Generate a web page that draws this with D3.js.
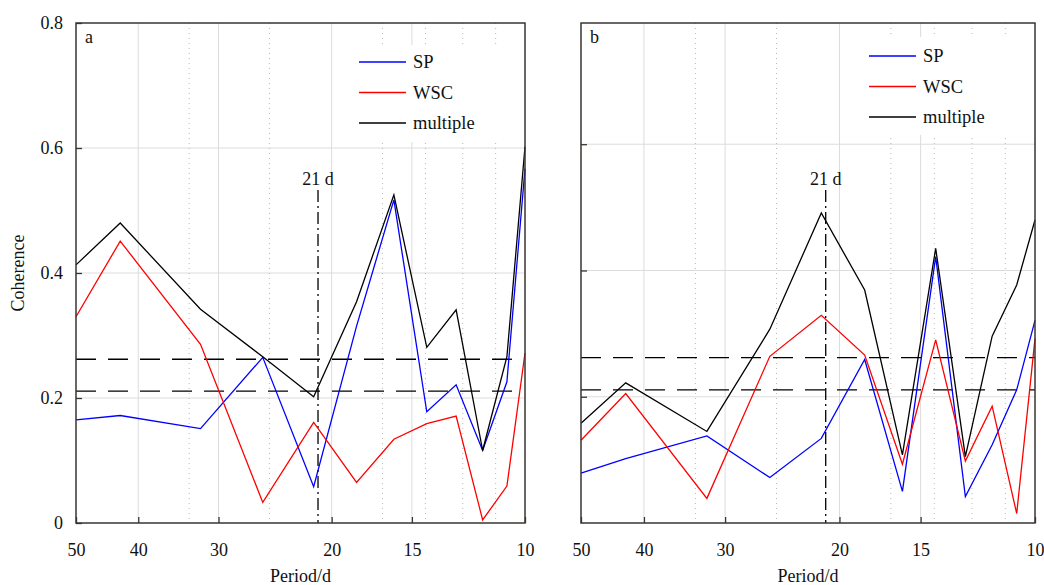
<!DOCTYPE html>
<html>
<head>
<meta charset="utf-8">
<script src="https://cdn.jsdelivr.net/npm/d3@7"></script>
<style>
  body { margin: 0; background: #fff; }
  text { font-family: "Liberation Serif", "Times New Roman", serif; fill: #111; }
  .grid { stroke: #dcdcdc; stroke-width: 1; }
  .minor { stroke: #b8b8b8; stroke-width: 1; stroke-dasharray: 1,4; }
  .frame { fill: none; stroke: #3a3431; stroke-width: 1.5; }
  .axis path { display: none; }
  .axis line { stroke: #3a3431; stroke-width: 1.3; }
  .axis text { font-size: 18px; }
</style>
</head>
<body>
<svg width="1044" height="585"></svg>
<script>
var svg = d3.select("svg");

// periods of the coherence estimates (days); ends are the axis edges
var periods = [50, 42.67, 32, 25.6, 21.33, 18.29, 16, 14.22, 12.8, 11.64, 10.67, 10];
var xTicks = [50, 40, 30, 20, 15, 10];
var minorPeriods = [33.33, 25, 16.67, 14.29, 12.5, 11.11];
var yTicks = [0, 0.2, 0.4, 0.6, 0.8];
var thresholds = [0.262, 0.211];
var eventPeriod = 21;
var seriesNames = ["SP", "WSC", "multiple"];
var seriesColors = ["#0000ff", "#ff0000", "#000000"];

// panel a
var spA   = [0.165, 0.172, 0.151, 0.265, 0.058, 0.315, 0.517, 0.178, 0.221, 0.116, 0.226, 0.567];
var wscA  = [0.330, 0.451, 0.286, 0.033, 0.161, 0.065, 0.134, 0.159, 0.171, 0.005, 0.059, 0.272];
var multA = [0.413, 0.480, 0.342, 0.266, 0.202, 0.354, 0.525, 0.281, 0.341, 0.116, 0.266, 0.602];

// panel b
var spB   = [0.079, 0.102, 0.138, 0.072, 0.134, 0.259, 0.050, 0.422, 0.042, 0.124, 0.211, 0.321];
var wscB  = [0.131, 0.205, 0.039, 0.264, 0.329, 0.266, 0.093, 0.290, 0.098, 0.185, 0.015, 0.292];
var multB = [0.158, 0.222, 0.145, 0.307, 0.491, 0.369, 0.108, 0.435, 0.105, 0.296, 0.377, 0.480];

var panels = [
  {label: "a", left: 76, right: 525, top: 23, bottom: 523, yMax: 0.8, yLabels: true,
   series: [spA, wscA, multA], legend: {x: 340, y: 45, w: 184, h: 97, row0: 17},
   threshEnd: 12},
  {label: "b", left: 581, right: 1035, top: 23, bottom: 523, yMax: 0.792, yLabels: false,
   series: [spB, wscB, multB], legend: {x: 850, y: 37, w: 184, h: 98, row0: 19},
   threshEnd: 0}
];

panels.forEach(drawPanel);

svg.append("text")
    .attr("transform", "translate(24,273) rotate(-90)")
    .attr("text-anchor", "middle")
    .style("font-size", "18px")
    .text("Coherence");

function drawPanel(p) {
  var x = d3.scaleLog().domain([50, 10]).range([p.left, p.right]);
  var y = d3.scaleLinear().domain([0, p.yMax]).range([p.bottom, p.top]);
  var g = svg.append("g");

  // grid
  g.selectAll(".hgrid")
    .data([0.2, 0.4, 0.6])
    .enter().append("line")
      .attr("class", "grid")
      .attr("x1", p.left).attr("x2", p.right)
      .attr("y1", function(d) { return y(d); })
      .attr("y2", function(d) { return y(d); });

  g.selectAll(".vgrid")
    .data([40, 30, 20, 15])
    .enter().append("line")
      .attr("class", "grid")
      .attr("x1", function(d) { return x(d); })
      .attr("x2", function(d) { return x(d); })
      .attr("y1", p.top).attr("y2", p.bottom);

  g.selectAll(".minor")
    .data(minorPeriods)
    .enter().append("line")
      .attr("class", "minor")
      .attr("x1", function(d) { return x(d); })
      .attr("x2", function(d) { return x(d); })
      .attr("y1", p.top).attr("y2", p.bottom);

  // legend box hides the grid behind it
  var lg = p.legend;
  g.append("rect")
    .attr("x", lg.x).attr("y", lg.y)
    .attr("width", lg.w).attr("height", lg.h)
    .style("fill", "#fff");

  // significance levels
  g.selectAll(".thresh")
    .data(thresholds)
    .enter().append("line")
      .attr("x1", p.left).attr("x2", p.right - p.threshEnd)
      .attr("y1", function(d) { return y(d); })
      .attr("y2", function(d) { return y(d); })
      .style("stroke", "#000")
      .style("stroke-width", 1.3)
      .style("stroke-dasharray", "20,12");

  // 21 d marker
  g.append("line")
    .attr("x1", x(eventPeriod)).attr("x2", x(eventPeriod))
    .attr("y1", p.top + 167).attr("y2", p.bottom)
    .style("stroke", "#000")
    .style("stroke-width", 1.3)
    .style("stroke-dasharray", "12,4,2,4");

  g.append("text")
    .attr("x", x(eventPeriod))
    .attr("y", p.top + 162)
    .attr("text-anchor", "middle")
    .style("font-size", "18px")
    .text("21 d");

  // series
  var line = d3.line()
      .x(function(d, i) { return x(periods[i]); })
      .y(function(d) { return y(d); });

  g.selectAll(".series")
    .data(p.series)
    .enter().append("path")
      .attr("d", line)
      .style("fill", "none")
      .style("stroke", function(d, i) { return seriesColors[i]; })
      .style("stroke-width", 1.3);

  // legend
  var items = g.selectAll(".legend")
    .data(seriesNames)
    .enter().append("g")
      .attr("transform", function(d, i) {
        return "translate(" + (lg.x + 19) + "," + (lg.y + lg.row0 + i * 30.5) + ")";
      });

  items.append("line")
    .attr("x1", 0).attr("x2", 47)
    .style("stroke", function(d, i) { return seriesColors[i]; })
    .style("stroke-width", 1.5);

  items.append("text")
    .attr("x", 54)
    .attr("dy", "0.33em")
    .style("font-size", "18.5px")
    .text(function(d) { return d; });

  // axes with inward ticks
  g.append("g")
    .attr("class", "axis")
    .attr("transform", "translate(0," + p.bottom + ")")
    .call(d3.axisBottom(x)
      .tickValues(xTicks)
      .tickFormat(d3.format("d"))
      .tickSize(-6)
      .tickPadding(20));

  g.append("g")
    .attr("class", "axis")
    .attr("transform", "translate(" + p.left + ",0)")
    .call(d3.axisLeft(y)
      .tickValues(p.yLabels ? yTicks : [0.2, 0.4, 0.6])
      .tickFormat(p.yLabels ? function(d) { return d === 0 ? "0" : d3.format(".1f")(d); } : "")
      .tickSize(-6)
      .tickPadding(13));

  g.append("rect")
    .attr("class", "frame")
    .attr("x", p.left).attr("y", p.top)
    .attr("width", p.right - p.left)
    .attr("height", p.bottom - p.top);

  g.append("text")
    .attr("x", p.left + 9)
    .attr("y", p.top + 20)
    .style("font-size", "18px")
    .text(p.label);

  g.append("text")
    .attr("x", (p.left + p.right) / 2)
    .attr("y", 582)
    .attr("text-anchor", "middle")
    .style("font-size", "18px")
    .text("Period/d");
}
</script>
</body>
</html>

▸ Work to do: Copy every line that contains the string "with".

▸ Worked answer:
Generate a web page that draws this with D3.js.
  // axes with inward ticks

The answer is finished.